Les dépenses de personnels bondissent, elles aussi, de 4,9%, après 2,5% notamment du fait de la revalorisation du point d’indice et la revalorisation des carrières des agents de catégorie C.
Un phénomène analogue traverse les départements d’Outre-mer avec une explosion de leur charge externe de 11,2 % à la Réunion et 6,9 % à Mayotte, dont les communes du territoire sont affectées par une augmentation des dépenses de personnel deux fois supérieures à la métropole.

Je ne reviens pas sur tous les indicateurs financiers si ce n’est en disant que l’investissement a augmenté de 10,7%, un montant « anormal » à cette période, du fait de l’envolée des prix des matériaux réduisant de 2 milliards à 0,5 milliards d’euros l’autofinancement des communes, laissant planer un avenir sombre sur l’investissement public pourtant moteur de la croissance économique.

Il est temps d’instaurer un moratoire sur les baisses de fiscalité locale, de soutenir les collectivités non pas comme un assureur mais dans un pacte financier renouvelé entre l’État et les collectivités territoriales.
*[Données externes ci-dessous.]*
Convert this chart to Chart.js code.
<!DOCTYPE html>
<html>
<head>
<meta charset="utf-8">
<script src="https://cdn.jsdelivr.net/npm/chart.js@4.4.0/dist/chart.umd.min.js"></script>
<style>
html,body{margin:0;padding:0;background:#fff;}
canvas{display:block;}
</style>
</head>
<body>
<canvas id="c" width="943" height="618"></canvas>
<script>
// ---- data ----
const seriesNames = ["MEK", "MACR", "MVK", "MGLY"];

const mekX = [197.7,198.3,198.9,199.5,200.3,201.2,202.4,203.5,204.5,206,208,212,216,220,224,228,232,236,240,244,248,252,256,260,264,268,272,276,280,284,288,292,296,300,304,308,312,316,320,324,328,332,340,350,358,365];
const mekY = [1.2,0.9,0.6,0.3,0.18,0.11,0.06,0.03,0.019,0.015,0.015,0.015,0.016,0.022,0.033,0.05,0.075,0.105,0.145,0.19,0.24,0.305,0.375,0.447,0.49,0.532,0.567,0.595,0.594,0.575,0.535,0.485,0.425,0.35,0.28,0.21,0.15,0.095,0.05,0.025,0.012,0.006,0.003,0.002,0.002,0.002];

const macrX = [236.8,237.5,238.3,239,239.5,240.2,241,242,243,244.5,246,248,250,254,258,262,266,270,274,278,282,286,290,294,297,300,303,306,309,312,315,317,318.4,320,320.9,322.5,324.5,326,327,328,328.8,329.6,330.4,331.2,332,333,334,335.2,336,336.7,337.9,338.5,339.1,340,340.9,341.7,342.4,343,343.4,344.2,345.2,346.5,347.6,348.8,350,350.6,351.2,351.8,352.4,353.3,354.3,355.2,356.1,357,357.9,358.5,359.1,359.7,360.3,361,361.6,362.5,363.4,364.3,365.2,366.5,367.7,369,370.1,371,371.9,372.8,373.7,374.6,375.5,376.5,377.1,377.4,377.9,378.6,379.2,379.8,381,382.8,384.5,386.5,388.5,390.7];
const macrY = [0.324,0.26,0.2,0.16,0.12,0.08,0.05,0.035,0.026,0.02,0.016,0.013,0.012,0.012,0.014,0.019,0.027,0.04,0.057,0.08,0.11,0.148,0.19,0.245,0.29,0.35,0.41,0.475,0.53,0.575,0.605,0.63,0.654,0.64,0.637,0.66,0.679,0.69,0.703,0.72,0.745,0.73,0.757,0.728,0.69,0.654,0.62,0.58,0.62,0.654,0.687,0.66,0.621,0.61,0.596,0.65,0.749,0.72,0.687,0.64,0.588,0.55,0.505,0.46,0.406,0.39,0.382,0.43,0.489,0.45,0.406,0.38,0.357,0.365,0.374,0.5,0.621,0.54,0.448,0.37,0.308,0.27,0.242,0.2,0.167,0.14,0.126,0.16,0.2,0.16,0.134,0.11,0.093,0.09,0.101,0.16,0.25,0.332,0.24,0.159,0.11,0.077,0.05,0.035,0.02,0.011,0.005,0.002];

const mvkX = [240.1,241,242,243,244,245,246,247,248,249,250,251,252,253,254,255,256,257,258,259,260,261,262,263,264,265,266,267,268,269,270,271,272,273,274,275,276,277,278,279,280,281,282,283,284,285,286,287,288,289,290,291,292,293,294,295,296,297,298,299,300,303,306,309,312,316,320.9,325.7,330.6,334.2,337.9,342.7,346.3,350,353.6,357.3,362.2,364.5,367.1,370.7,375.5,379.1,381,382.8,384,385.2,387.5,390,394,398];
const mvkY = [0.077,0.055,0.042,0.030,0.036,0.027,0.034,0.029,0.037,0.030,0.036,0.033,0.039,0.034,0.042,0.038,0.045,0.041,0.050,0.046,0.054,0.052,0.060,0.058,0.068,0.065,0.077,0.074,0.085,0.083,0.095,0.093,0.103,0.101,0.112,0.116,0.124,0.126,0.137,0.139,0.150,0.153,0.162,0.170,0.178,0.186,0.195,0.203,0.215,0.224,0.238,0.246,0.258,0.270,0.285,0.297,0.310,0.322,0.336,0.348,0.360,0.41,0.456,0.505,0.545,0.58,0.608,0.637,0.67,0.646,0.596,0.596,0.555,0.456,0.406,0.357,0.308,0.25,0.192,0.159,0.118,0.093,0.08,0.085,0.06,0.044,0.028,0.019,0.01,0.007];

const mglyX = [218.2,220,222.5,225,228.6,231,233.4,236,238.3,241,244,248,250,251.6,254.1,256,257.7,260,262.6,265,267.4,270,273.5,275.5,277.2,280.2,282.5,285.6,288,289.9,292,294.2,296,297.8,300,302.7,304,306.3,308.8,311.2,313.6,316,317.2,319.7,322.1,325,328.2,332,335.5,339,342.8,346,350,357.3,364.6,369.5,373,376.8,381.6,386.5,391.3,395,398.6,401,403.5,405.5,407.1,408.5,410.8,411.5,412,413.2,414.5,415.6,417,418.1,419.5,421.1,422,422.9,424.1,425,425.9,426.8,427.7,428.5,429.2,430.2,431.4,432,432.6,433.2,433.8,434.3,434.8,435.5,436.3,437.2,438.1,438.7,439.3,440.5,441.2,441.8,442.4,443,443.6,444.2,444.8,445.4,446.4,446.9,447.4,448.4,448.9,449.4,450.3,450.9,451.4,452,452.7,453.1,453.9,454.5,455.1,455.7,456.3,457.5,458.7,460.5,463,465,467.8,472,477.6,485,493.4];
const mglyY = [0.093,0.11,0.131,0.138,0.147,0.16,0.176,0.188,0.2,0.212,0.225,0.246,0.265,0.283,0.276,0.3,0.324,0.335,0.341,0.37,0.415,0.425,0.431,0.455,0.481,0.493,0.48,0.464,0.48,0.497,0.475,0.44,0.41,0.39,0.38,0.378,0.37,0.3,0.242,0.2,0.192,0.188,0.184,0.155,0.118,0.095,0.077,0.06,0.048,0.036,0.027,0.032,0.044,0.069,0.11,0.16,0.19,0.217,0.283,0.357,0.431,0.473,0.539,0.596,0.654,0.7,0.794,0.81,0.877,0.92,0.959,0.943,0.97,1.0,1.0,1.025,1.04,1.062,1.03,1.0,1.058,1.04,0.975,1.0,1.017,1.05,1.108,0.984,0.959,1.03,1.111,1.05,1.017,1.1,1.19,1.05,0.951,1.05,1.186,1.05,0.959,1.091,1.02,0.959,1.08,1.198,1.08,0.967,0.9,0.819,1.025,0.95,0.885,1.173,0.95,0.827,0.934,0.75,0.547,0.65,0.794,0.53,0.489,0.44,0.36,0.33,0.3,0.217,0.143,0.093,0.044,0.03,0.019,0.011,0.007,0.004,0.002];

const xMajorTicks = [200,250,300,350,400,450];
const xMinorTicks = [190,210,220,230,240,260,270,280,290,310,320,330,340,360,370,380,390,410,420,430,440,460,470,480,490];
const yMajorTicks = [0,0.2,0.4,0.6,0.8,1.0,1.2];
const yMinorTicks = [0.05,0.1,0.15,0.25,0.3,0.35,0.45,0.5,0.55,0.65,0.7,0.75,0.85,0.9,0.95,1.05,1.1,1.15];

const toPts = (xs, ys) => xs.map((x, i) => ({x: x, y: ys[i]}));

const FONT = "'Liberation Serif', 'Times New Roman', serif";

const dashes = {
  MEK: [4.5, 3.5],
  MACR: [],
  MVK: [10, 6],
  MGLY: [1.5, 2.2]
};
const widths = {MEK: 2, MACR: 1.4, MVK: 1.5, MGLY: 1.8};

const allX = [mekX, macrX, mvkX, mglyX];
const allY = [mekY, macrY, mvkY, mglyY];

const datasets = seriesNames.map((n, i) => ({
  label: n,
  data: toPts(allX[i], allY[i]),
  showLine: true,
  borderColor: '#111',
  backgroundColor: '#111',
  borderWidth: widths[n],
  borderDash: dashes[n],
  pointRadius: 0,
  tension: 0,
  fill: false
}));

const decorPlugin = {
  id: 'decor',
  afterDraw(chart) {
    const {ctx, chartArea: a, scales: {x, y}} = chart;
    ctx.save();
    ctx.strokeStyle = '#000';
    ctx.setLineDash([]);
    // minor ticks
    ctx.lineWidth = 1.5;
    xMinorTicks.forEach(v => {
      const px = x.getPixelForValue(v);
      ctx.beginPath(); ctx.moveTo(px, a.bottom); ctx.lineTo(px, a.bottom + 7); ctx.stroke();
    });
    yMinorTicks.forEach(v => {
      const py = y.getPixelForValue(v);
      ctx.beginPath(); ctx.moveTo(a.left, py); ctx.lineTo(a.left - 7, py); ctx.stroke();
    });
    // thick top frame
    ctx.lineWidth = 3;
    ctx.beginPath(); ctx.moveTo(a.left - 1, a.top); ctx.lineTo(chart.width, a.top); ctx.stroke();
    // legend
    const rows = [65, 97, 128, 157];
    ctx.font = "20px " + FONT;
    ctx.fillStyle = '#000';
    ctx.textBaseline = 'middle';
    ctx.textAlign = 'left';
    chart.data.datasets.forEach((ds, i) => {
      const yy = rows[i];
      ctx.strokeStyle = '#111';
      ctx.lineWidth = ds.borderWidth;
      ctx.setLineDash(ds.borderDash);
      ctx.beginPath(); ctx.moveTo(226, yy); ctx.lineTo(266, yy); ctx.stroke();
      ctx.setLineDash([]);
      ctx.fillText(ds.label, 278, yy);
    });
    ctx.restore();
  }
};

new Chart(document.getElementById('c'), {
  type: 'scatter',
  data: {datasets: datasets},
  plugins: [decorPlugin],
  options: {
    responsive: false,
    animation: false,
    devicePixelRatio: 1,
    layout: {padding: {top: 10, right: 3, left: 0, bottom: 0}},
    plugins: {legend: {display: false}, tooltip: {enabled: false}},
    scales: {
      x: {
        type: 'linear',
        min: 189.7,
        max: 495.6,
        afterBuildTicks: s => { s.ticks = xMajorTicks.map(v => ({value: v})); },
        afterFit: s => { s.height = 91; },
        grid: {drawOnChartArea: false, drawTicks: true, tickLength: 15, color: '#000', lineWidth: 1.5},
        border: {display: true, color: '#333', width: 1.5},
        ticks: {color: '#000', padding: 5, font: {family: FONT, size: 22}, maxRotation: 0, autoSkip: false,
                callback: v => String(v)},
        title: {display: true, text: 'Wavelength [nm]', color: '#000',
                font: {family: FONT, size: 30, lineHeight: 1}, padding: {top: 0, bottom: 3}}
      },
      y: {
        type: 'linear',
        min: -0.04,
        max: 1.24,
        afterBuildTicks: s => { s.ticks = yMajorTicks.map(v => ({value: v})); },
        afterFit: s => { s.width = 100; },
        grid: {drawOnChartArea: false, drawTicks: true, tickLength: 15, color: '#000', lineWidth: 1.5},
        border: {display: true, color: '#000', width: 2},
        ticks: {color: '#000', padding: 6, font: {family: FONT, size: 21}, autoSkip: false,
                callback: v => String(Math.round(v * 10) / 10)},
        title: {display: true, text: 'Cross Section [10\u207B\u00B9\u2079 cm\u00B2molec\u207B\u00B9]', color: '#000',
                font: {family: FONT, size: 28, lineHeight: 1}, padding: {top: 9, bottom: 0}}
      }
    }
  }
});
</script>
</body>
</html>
Un pacte dans lequel il n’y aurait ni Cahors, ni injonctions, ni TVA pour seul lien entre la fiscalité et la valeur ajoutée.

Parlons de sécurité financière sans filet, parlons-en ! Cette loi de règlement nous a donné l’occasion d’évaluer une mesure que vous avez voulu emblématique de votre soutien au bloc local mais qui n’a pas, sinon bien trop peu, permis aux collectivités d’affronter en 2022 les aléas des marchés mondiaux et une conjoncture défavorable dans le cadre budgétaire de gel des dotations que vous avez instauré.